Yeager’s subdivision will have density of 2.1 homes per acre with a minimum lot width of 50 feet. The developer may build up to 50 lots with a 40-foot width. Tedrow said planning is in the early stages. There will be at least two recreational amenities of at least 21,500 square feet each.

The land touches the shores of both lakes so docks would be allowed by individual owners based on the city’s recently updated dock ordinance, city planning manager Sean Byers told the commission. “We feel those are pretty robust regulations and would work well for this development,” Byers said.

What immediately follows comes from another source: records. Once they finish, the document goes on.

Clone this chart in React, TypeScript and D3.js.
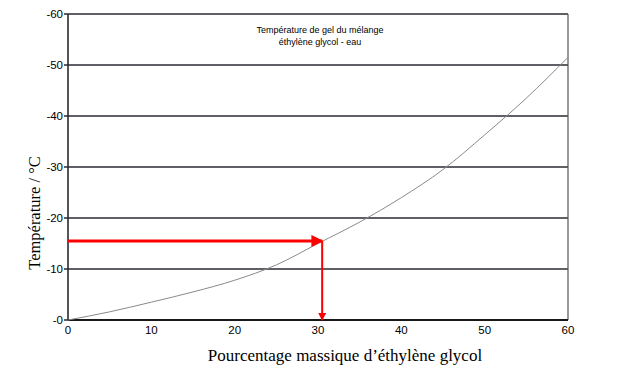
import React from "react";
import * as d3 from "d3";

const xValues = [0, 5, 10, 15, 20, 25, 30, 35, 40, 45, 50, 55, 60];
const tempValues = [0, -1.6, -3.5, -5.5, -7.8, -10.8, -15, -19.2, -24, -29.5, -36.3, -43.5, -51.5];
const xTicks = [0, 10, 20, 30, 40, 50, 60];
const yTicks = [0, -10, -20, -30, -40, -50, -60];
const readX = [30.5];
const readY = [-15.5];

const W = 628, H = 385;
const left = 68, right = 568, top = 14, bottom = 320;

export default function App() {
  const x = d3.scaleLinear().domain([0, 60]).range([left, right]);
  const y = d3.scaleLinear().domain([0, -60]).range([bottom, top]);
  const pts = xValues.map((v, i) => [v, tempValues[i]] as [number, number]);
  const line = d3.line<[number, number]>().x(d => x(d[0])).y(d => y(d[1])).curve(d3.curveMonotoneX);
  const ax = x(readX[0]);
  const ay = y(readY[0]);
  return (
    <svg width={W} height={H} style={{ position: "absolute", left: 0, top: 0, background: "#fff" }}>
      <defs>
        <marker id="ah" viewBox="0 0 10 10" refX="9" refY="5" markerWidth="4" markerHeight="4" orient="auto">
          <path d="M0,0 L10,5 L0,10 z" fill="#f00" />
        </marker>
      </defs>
      {yTicks.map(t => (
        <g key={t}>
          <line x1={left - 4} x2={right} y1={y(t)} y2={y(t)} stroke="#2a2a33" strokeWidth={1.6} />
          <text x={left - 5} y={y(t) + 4} textAnchor="end" fontFamily="Liberation Sans, Arial" fontSize={11.5} fill="#000">
            {"-" + Math.abs(t)}
          </text>
        </g>
      ))}
      <line x1={left} x2={left} y1={top} y2={bottom} stroke="#2a2a33" strokeWidth={1.6} />
      <line x1={right} x2={right} y1={top} y2={bottom} stroke="#555" strokeWidth={1.2} />
      <line x1={left} x2={right} y1={bottom} y2={bottom} stroke="#000" strokeWidth={1.6} />
      {xTicks.map(t => (
        <text key={t} x={x(t)} y={bottom + 14} textAnchor="middle" fontFamily="Liberation Sans, Arial" fontSize={11.5} fill="#000">
          {t}
        </text>
      ))}
      <path d={line(pts) || ""} fill="none" stroke="#8a8a8a" strokeWidth={1} />
      <line x1={left} x2={ax} y1={ay} y2={ay} stroke="#f00" strokeWidth={3} markerEnd="url(#ah)" />
      <line x1={ax} x2={ax} y1={ay} y2={bottom} stroke="#f00" strokeWidth={2} markerEnd="url(#ah)" />
      <text x={320} y={33} textAnchor="middle" fontFamily="Liberation Sans, Arial" fontSize={9} fill="#000">
        Température de gel du mélange
      </text>
      <text x={320} y={45} textAnchor="middle" fontFamily="Liberation Sans, Arial" fontSize={9} fill="#000">
        éthylène glycol - eau
      </text>
      <text transform={`translate(40,${213}) rotate(-90)`} textAnchor="middle" fontFamily="Liberation Serif, Times New Roman" fontSize={16.5} fill="#000">
        Température / °C
      </text>
      <text x={345} y={361} textAnchor="middle" fontFamily="Liberation Serif, Times New Roman" fontSize={17} fill="#000">
        Pourcentage massique d’éthylène glycol
      </text>
    </svg>
  );
}
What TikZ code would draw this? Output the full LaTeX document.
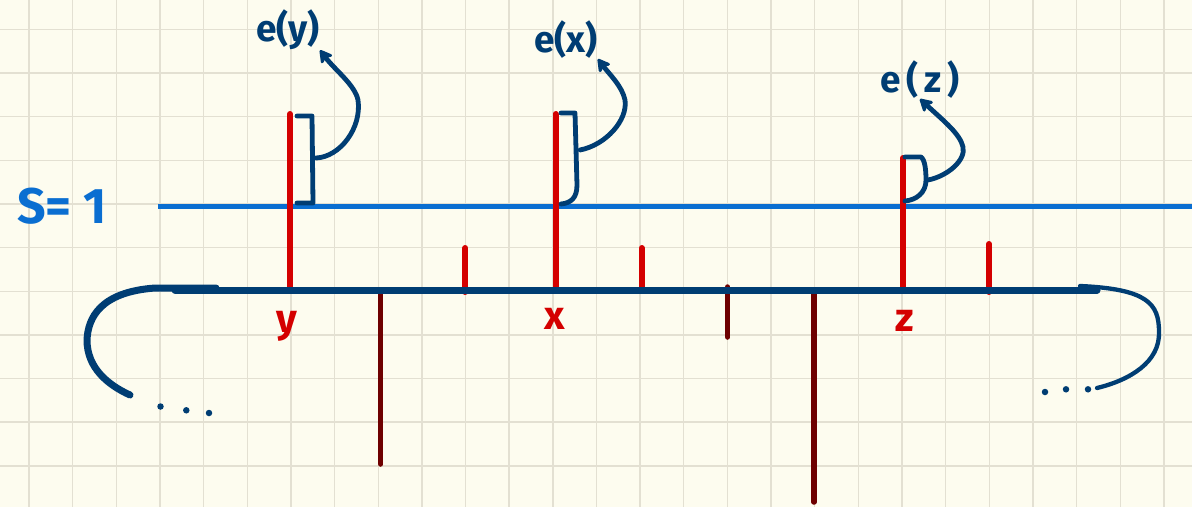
\documentclass[tikz,border=0pt]{standalone}
\usepackage{fontspec}
\setmainfont{Fira Sans}
\usetikzlibrary{arrows.meta}
\definecolor{paper}{HTML}{FDFCEF}
\definecolor{gridc}{HTML}{E3E0D2}
\definecolor{sblue}{HTML}{0A6ED1}
\definecolor{navy}{HTML}{003D73}
\definecolor{pred}{HTML}{D40000}
\definecolor{maroon}{HTML}{6E0000}
\tikzset{
  redline/.style={pred,line width=6pt,line cap=round},
  darkline/.style={maroon,line width=5.5pt,line cap=round},
  navyline/.style={navy,line width=7pt,line cap=round},
  bracketline/.style={navy,line width=4.8pt,line cap=round,line join=round},
  curlarrow/.style={navy,line width=4.8pt,line cap=round,-{Stealth[length=15pt,width=17pt,inset=4pt,round]}},
  elabel/.style={navy,font=\fontsize{37}{39}\selectfont\bfseries,inner sep=0pt},
  rlabel/.style={pred,font=\fontsize{40}{42}\selectfont\bfseries,inner sep=0pt},
  dotc/.style={circle,fill=navy,inner sep=0pt,minimum size=6.5pt},
}
\begin{document}
\begin{tikzpicture}[x=1pt,y=-1pt]
\useasboundingbox (0,0) rectangle (1192,507);
\fill[paper] (0,0) rectangle (1192,507);
% grid
\foreach \i in {0,...,26} {\draw[gridc,line width=1.4pt] ({29+43.65*\i},0) -- ({29+43.65*\i},507);}
\foreach \j in {0,...,11} {\draw[gridc,line width=1.4pt] (0,{29.3+43.65*\j}) -- (1192,{29.3+43.65*\j});}

% coordinates
\coordinate (sL) at (158,206);
\coordinate (sR) at (1192,206);
\coordinate (mL) at (175,290);
\coordinate (mR) at (1097,290);

% s = 1 line
\node[sblue,font=\fontsize{50}{52}\selectfont\bfseries,inner sep=0pt] (s1) at (62,206) {S= 1};
\draw[sblue,line width=5pt] (sL) -- (sR);

% red tall lines
\coordinate (yT) at (290,114); \coordinate (yB) at (290,289);
\coordinate (xT) at (555.5,114); \coordinate (xB) at (555.5,289);
\coordinate (zT) at (903,158); \coordinate (zB) at (903,289);
\draw[redline] (yT) -- (yB);
\draw[redline] (xT) -- (xB);
\draw[redline] (zT) -- (zB);
% short red ticks
\coordinate (t1T) at (465.3,248); \coordinate (t1B) at (465.3,292);
\coordinate (t2T) at (641.7,248); \coordinate (t2B) at (641.7,288);
\coordinate (t3T) at (989,244); \coordinate (t3B) at (989,292);
\draw[redline] (t1T) -- (t1B);
\draw[redline] (t2T) -- (t2B);
\draw[redline] (t3T) -- (t3B);

% maroon lines down
\coordinate (d1T) at (380.7,291); \coordinate (d1B) at (380.7,464);
\coordinate (d2T) at (727.7,287); \coordinate (d2B) at (727.7,337);
\coordinate (d3T) at (814,291); \coordinate (d3B) at (814,502);
\draw[darkline] (d1T) -- (d1B);
\draw[darkline] (d2T) -- (d2B);
\draw[darkline] (d3T) -- (d3B);

% main navy line with curled ends
\draw[navyline] (mL) -- (mR);
\coordinate (lc0) at (216,288);
\coordinate (lc1) at (87,340);
\coordinate (lc2) at (130,395);
\draw[navyline,line join=round] (lc0) -- (155,288) .. controls (100,292) and (88,318) .. (lc1) .. controls (87,368) and (108,385) .. (lc2);
\coordinate (rc0) at (1080,286);
\coordinate (rc1) at (1159,332);
\coordinate (rc2) at (1097,388);
\draw[navy,line width=4.3pt,line cap=round] (rc0) .. controls (1148,289) and (1159,304) .. (rc1) .. controls (1160,362) and (1130,380) .. (rc2);

% dots
\node[dotc] (dl1) at (160.5,406.5) {};
\node[dotc] (dl2) at (186.3,410.3) {};
\node[dotc] (dl3) at (209,413) {};
\node[dotc] (dr1) at (1045,392) {};
\node[dotc] (dr2) at (1066,389.3) {};
\node[dotc] (dr3) at (1088,389.3) {};

% red labels
\node[rlabel] (ly) at (287,326) {y};
\node[rlabel] (lx) at (555,319) {x};
\node[rlabel] (lz) at (905,321) {z};

% e labels
\node[elabel] (ey) at (288,30) {e(y)};
\node[elabel] (ex) at (566,40) {e(x)};
\node[elabel] (ez) at (920,80) {e\,(\,z\,)};

% brackets
\draw[bracketline] (297,116) -- (312,116) -- (313,203) -- (297,203);
\draw[bracketline] (561,113) -- (575,113) -- (577,185) .. controls (577,198) and (571,203) .. (561,204);
\draw[bracketline] (905,157) -- (921,157) .. controls (925,160) and (926,170) .. (926,180) .. controls (926,193) and (916,200) .. (905,201);

% curly arrows
\coordinate (ay0) at (316,158);
\coordinate (ax0) at (580,150);
\coordinate (az0) at (928,180);
\draw[curlarrow] (ay0) .. controls (340,157) and (362,128) .. (358,100) .. controls (355,85) and (335,70) .. (ey.south east);
\draw[curlarrow] (ax0) .. controls (606,145) and (628,120) .. (625,100) .. controls (622,86) and (610,75) .. (ex.south east);
\draw[curlarrow] (az0) .. controls (948,176) and (966,160) .. (963,147) .. controls (960,134) and (945,122) .. (ez.south);
\end{tikzpicture}
\end{document}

One resident expressed concern about destroying the park-like area and wanted to know if a path could be provided around the lake for public use. Another resident asked about sand skinks and lighting that would protect wildlife at night. Tedrow said her client mitigated for sand skinks.


Planning staff said lighting will be energy efficient and dark sky compliant, and that once the area is built up, it likely will be connected with other public paths in the city. Tedrow said the city requires 8-feet-wide paths that will serve as multi-use paths and 5-feet-wide sidewalks.

NOTE: This story has been updated to correct the spelling of the developer’s name.